Why, she wondered, did it matter so much whether Victor found out about her past or not? Everyone had a past and nearly everyone’s past had a skeleton of sorts in it.
But, for some reason, it did. For some reason she found the idea of him knowing too much about her unsettling. It was as if some part of her suspected that if the distance between them was eroded, then something would be unleashed, although she wasn’t sure what.
She almost ran into James as he was tossing his jacket over the huge mahogany table in the hall. He spun around at the sound of her footsteps, no doubt expecting it to be Jen, and whatever it was he had been about to say became a strangled gasp of shock. They stared at one another, speechless, and finally he said. ‘My God! Alice Carter! What on earth are you doing here?’
Confronting your fears was always easier than fearing the confrontation. Alice looked at him and thought, He’s just a man, a jigsaw piece in a puzzle that has its place amongst all the other pieces. And her memories of him had somehow given him a status that reality, now, was quickly dissipating. He was neither as tall nor as good-looking as she had remembered. He looked weaker than she remembered, less of a force to be reckoned with. She hardly even felt bitter now, although time might well have succeeded in accomplishing that.
‘I have to have a word with you, James,’ she said urgently, glancing over her shoulder.
‘But what...what are you doing here?’ He looked dazed.
‘In the kitchen,’ Alice said, grabbing his arm and halfpulling him in the general direction of the kitchen.
She half-expected to find Jen there, relaxing with a cup of coffee and probably smoking a cigarette, but when they got there it was empty. She looked around her, struck by the familiarity and the strangeness of it all.
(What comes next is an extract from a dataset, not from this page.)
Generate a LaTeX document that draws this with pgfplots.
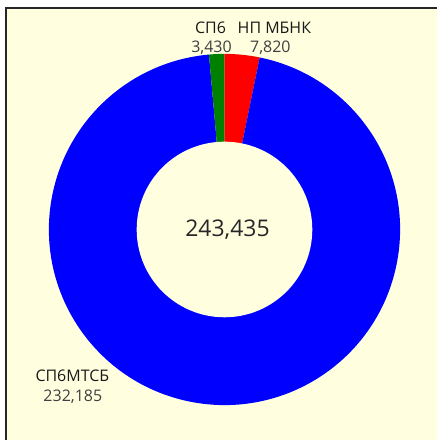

The same weathered bottle-green Aga, the same solid wooden units, the same huge pine table, even. Nothing was out of place. It looked as though it was seldom used, as no doubt was the case if what his cleaner had said was true.
‘I can’t believe it’s you, Ali,’ he said, regaining his power of coherent speech. ‘My God, you’ve changed. You’ve had your hair cut!’ He made it sound as though, in four years, having one’s hair cut was a reckless adventure.
‘Sit down, James.’
He sat down and continued to stare at her in the manner of someone who was looking at a ghost. The fact that he had been caught off guard also helped to boost her confidence. She had spent days agonising over what her reaction would be when she finally saw him for the first time in years, dreading the memories that would surface. A sense of purpose had melted all that into the background.
‘You look great,’ he said, observing her with the same boyish enthusiasm that had won her over in the first place; except now it did nothing for her at all. Oh, he had been enthusiastic all right, until it had come to the crunch. Was it any wonder that her impressions of men tended to be a little jaded? If and when she ever found a man, she would make sure that he was a solid, dependable type. Charm was something that she would steer well clear of.
‘I’m here with Victor Temple,’ Alice said, cutting short any temptation he might have had to go over old times. ‘I work for him.’